The two men, aged 26 and 36 and residents of Denmark, have been held in custody at the Danish intelligence agency PET's request since February 12, when they were arrested on suspicion of planning to murder Kurt Westergaard.

Westergaard is one of 12 cartoonists whose drawings were published in a Danish newspaper in September 2005.

PET has argued that the pair present a threat to national security and has demanded that they be held in prison pending a government ruling on whether to expel them to their native Tunisia without trial.

The two have not been charged with a crime.

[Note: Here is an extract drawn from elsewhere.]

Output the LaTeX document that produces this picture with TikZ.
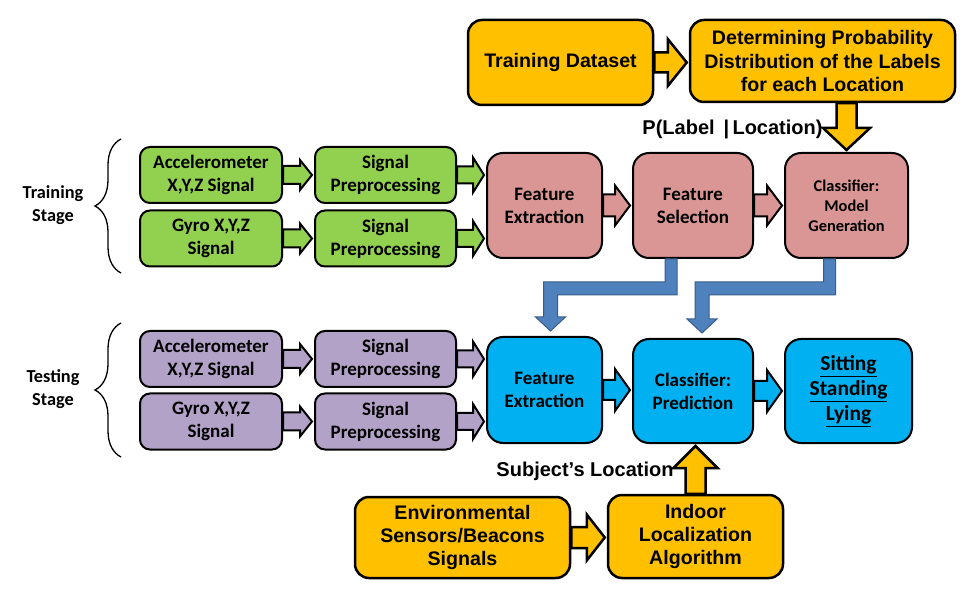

PET has not wanted to prosecute the pair because it does not want to be forced to disclose its sources and methods.

Two lower courts had previously ordered the men held until their expulsion, but their lawyers brought the case to Denmark's Supreme Court, charging their treatment was a violation of international human rights conventions.

The Supreme Court earlier this month demanded a new judicial examination of the arrest of the two suspects, and as a result the case was back in the Copenhagen district court on Monday and Tuesday.

'Their placement in custody is legal,' judge Marianne Madsen said in a statement.

She said that information provided by Danish police and PET showed it was 'likely that that the two Tunisians were in the process of preparing a terrorist attack against one of the Mohammed cartoonists.'

The court also ruled that the pair presented a threat to Denmark's national security.

Lawyers for the two men said they would appeal Tuesday's ruling.